At long last, chess makes its way onto the N64. Should it have bothered?
Chess is a great game. Millions of children throughout history have been forced to sit down at the familiar chequered board and puzzle over the mystery of "why can the horsey jump while the other pieces can't?" The game was also in the news fairly recently when supercomputer Deep Blue Mk II frustrated Grandmaster Gary Kasparov so much by defeating him that he stormed out of the room in a huff. After playing Virtual Chess 64, players may well have some idea of how the stormy Russian felt, as the Al in this game is extremely good - some might even say too good!
You are offered a choice of two playing modes 3-D or 2-D. In 3-D mode, you also have the option of switching 'fighting' on or off. Anyone who's played the ancient video game Battlechess will know what this option means. For those who haven't, it's where the pieces come to life and beat each other up every time one of them is captured.
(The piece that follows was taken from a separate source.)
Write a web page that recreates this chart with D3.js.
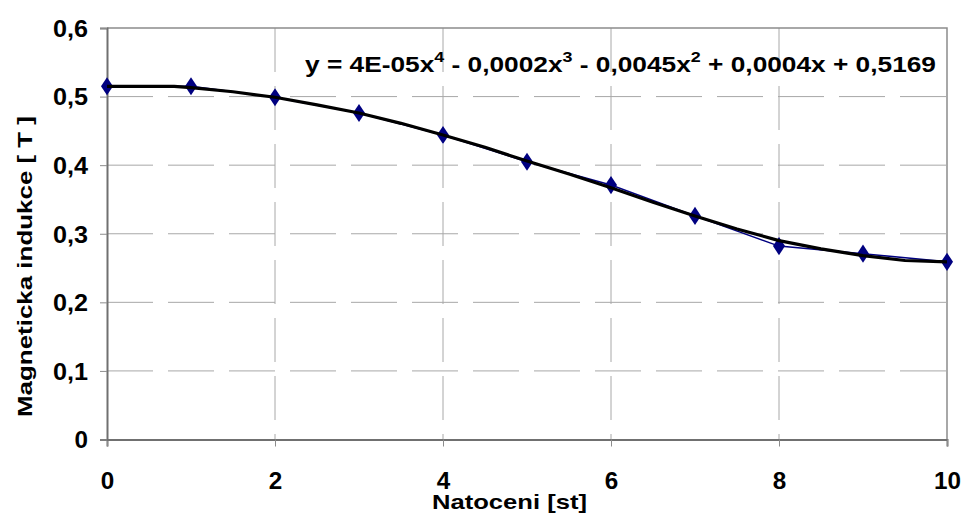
<!DOCTYPE html>
<html>
<head>
<meta charset="utf-8">
<script src="https://cdn.jsdelivr.net/npm/d3@7"></script>
<style>
  body { margin: 0; background: #fff; }
  text { font-family: "Liberation Sans", Arial, sans-serif; font-weight: bold; fill: #000; }
</style>
</head>
<body>
<div id="container"></div>
<script>
"use strict";

const width = 961;
const height = 518;

// measured values
const angles = [0, 1, 2, 3, 4, 5, 6, 7, 8, 9, 10];
const induction = [0.515, 0.515, 0.499, 0.476, 0.444, 0.405, 0.371, 0.326, 0.282, 0.271, 0.259];

// polynomial trendline
const trendX = [0, 0.5, 0.8, 1, 1.5, 2, 2.5, 3, 3.5, 4, 4.5, 5, 5.5, 6, 6.5, 7, 7.5, 8, 8.5, 9, 9.5, 10];
const trendY = [0.515, 0.515, 0.515, 0.513, 0.507, 0.499, 0.488, 0.476, 0.461, 0.444, 0.426, 0.406, 0.387, 0.367, 0.346, 0.326, 0.307, 0.290, 0.278, 0.268, 0.261, 0.259];

const xTicks = [0, 2, 4, 6, 8, 10];
const yTicks = [0, 0.1, 0.2, 0.3, 0.4, 0.5, 0.6];

const margin = { left: 107, right: 14, top: 28, bottom: 78.5 };

const x = d3.scaleLinear().domain([0, 10]).range([margin.left, width - margin.right]);
const y = d3.scaleLinear().domain([0, 0.6]).range([height - margin.bottom, margin.top]);

const fmt = v => v === 0 ? "0" : d3.format(".1f")(v).replace(".", ",");

const svg = d3.select("#container").append("svg")
    .attr("width", width)
    .attr("height", height);

// grid lines (dashed)
svg.append("g").selectAll("line")
    .data(yTicks.filter(v => v > 0 && v < 0.6))
    .enter().append("line")
    .attr("x1", x(0)).attr("x2", x(10))
    .attr("y1", d => y(d)).attr("y2", d => y(d))
    .style("stroke", "#a8a8a8")
    .style("stroke-width", 1)
    .style("stroke-dasharray", "46,15");

svg.append("g").selectAll("line")
    .data(xTicks.filter(v => v > 0 && v < 10))
    .enter().append("line")
    .attr("y1", y(0.6)).attr("y2", y(0))
    .attr("x1", d => x(d)).attr("x2", d => x(d))
    .style("stroke", "#a8a8a8")
    .style("stroke-width", 1)
    .style("stroke-dasharray", "44,14");

// plot frame: top + right
svg.append("path")
    .attr("d", `M${x(0)},${y(0.6)}H${x(10)}V${y(0)}`)
    .style("fill", "none")
    .style("stroke", "#8c8c8c")
    .style("stroke-width", 1.5);

// axes
const xAxis = d3.axisBottom(x).tickValues(xTicks).tickSize(7).tickFormat(d => d);
const yAxis = d3.axisLeft(y).tickValues(yTicks).tickSize(7).tickFormat(fmt);

const gx = svg.append("g").attr("transform", `translate(0,${y(0)})`).call(xAxis);
const gy = svg.append("g").attr("transform", `translate(${x(0)},0)`).call(yAxis);

// label width in the original: ~13.5px per digit, ~8px per comma
const labelWidth = s => s.split("").reduce((a, c) => a + (c === "," ? 8 : 13.5), 0);

[gx, gy].forEach(g => {
    g.attr("font-size", 23).attr("font-family", null);
    g.select(".domain").style("stroke", "#707070").style("stroke-width", 2);
    g.selectAll(".tick line").style("stroke", "#8c8c8c").style("stroke-width", 1);
    g.selectAll(".tick text")
        .style("font-size", "23px")
        .style("fill", "#000")
        .attr("textLength", function() { return labelWidth(this.textContent); })
        .attr("lengthAdjust", "spacingAndGlyphs");
});
gx.selectAll(".tick text").attr("y", 49).attr("dy", null);
gy.selectAll(".tick text").attr("x", -19).attr("dy", "0.36em");

// measured series (navy line + diamonds)
const line = d3.line().x((d, i) => x(angles[i])).y(d => y(d));
svg.append("path")
    .datum(induction)
    .attr("d", line)
    .style("fill", "none")
    .style("stroke", "#000080")
    .style("stroke-width", 1.5);

const diamond = d3.symbol().type(d3.symbolDiamond).size(95);
svg.append("g").selectAll("path")
    .data(induction)
    .enter().append("path")
    .attr("d", diamond)
    .attr("transform", (d, i) => `translate(${x(angles[i])},${y(d)}) scale(1.15,1)`)
    .style("fill", "#000080");

// trendline
const trend = d3.line().x((d, i) => x(trendX[i])).y(d => y(d));
svg.append("path")
    .datum(trendY)
    .attr("d", trend)
    .style("fill", "none")
    .style("stroke", "#000")
    .style("stroke-width", 3.2)
    .style("stroke-linejoin", "round");

// trendline equation
const eq = svg.append("text")
    .attr("x", 305).attr("y", 72)
    .attr("textLength", 631)
    .attr("lengthAdjust", "spacingAndGlyphs")
    .style("font-size", "22px");
const parts = [["y = 4E-05x", "4"], [" - 0,0002x", "3"], [" - 0,0045x", "2"], [" + 0,0004x + 0,5169", null]];
let raised = false;
parts.forEach(p => {
    eq.append("tspan").attr("dy", raised ? 10 : null).text(p[0]);
    raised = false;
    if (p[1]) {
        eq.append("tspan").attr("dy", -10).style("font-size", "15px").text(p[1]);
        raised = true;
    }
});

// axis titles
svg.append("text")
    .attr("x", 432).attr("y", 509)
    .attr("textLength", 155)
    .attr("lengthAdjust", "spacingAndGlyphs")
    .style("font-size", "21px")
    .text("Natoceni [st]");

svg.append("text")
    .attr("transform", "translate(32,417) rotate(-90)")
    .attr("textLength", 301)
    .attr("lengthAdjust", "spacingAndGlyphs")
    .style("font-size", "21px")
    .text("Magneticka indukce [ T ]");
</script>
</body>
</html>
In the aforementioned Battlechess, all the action took place on the board, but in Virtual Chess the two combative characters slug it out in what is basically a cutscene. While some of these scenes are amusing, at least at first, they soon become pretty tiresome and only serve to distract from the gameplay, meaning you inevitably turn them off.
The 3-D mode itself looks very nice, but the angle of the board makes it difficult to plan your strategies properly. You can view from two default positions, black side or white side, and can also rotate the board. However, the controls stay fixed when you rotate, making moving the cursor confusing from most angles. Inevitably you'll find yourself switching to 2-D mode, which is simple but clear.
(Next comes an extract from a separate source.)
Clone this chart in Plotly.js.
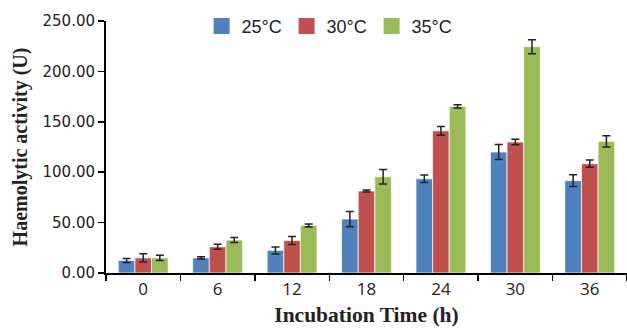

The best feature of Virtual Chess, and really the only reason to buy the game, is the Tutorial mode. It starts from the absolute basics, introducing each of the pieces and explaining how they move. There's then the option to learn about all the different rules involved in the game, including the more confusing ones like the en-passant rule and castling. After this it's on to classic tactics, and there is also a selection of games from past history that you can review to learn the tactics of the masters.
This tutorial section is well implemented - after explaining each move or technique with illustrations, it then tests you with a few sample situations, for example, 'white to play, mate in two, find the moves'. This is easily the most comprehensive tutorial ever seen in a chess video game, and is ideal for both beginners or for those with more experience of the game.
Better Than The Heal Thing?
Sadly, the game itself is fairly middle of the road. One of the fun things about chess is sitting down with a friend and physically moving your pieces around the board to crush their feeble strategies. Doing it on screen takes a lot of the fun out of it, and when you consider that a chess set is a fraction of the price of this game - hell, you could even get a chessboard with built-in computer for the same money - you tend to think, is it worth it?
Virtual Chess 64 is a good chess game, but it's not particularly exciting, and whether it'll appeal to the N64 Banjo-Kazooie and Goldeneye cadre is doubtful. If you're a parent and you're trying to get your kids interested in something other than colourful, noisy, mindless fun, then this game might be worth a look. Don't blame us when they trade it in for something more exciting, though!
2nd rating opinion
The 3-D views may be fancy, but you inevitably turn them off to use the less confusing 2-0 one. Most importantly, the CPU opponent offers a real challenge (even if Roy didn't!) while the tutorial mode and classic matches are a bonus. Worth checking out.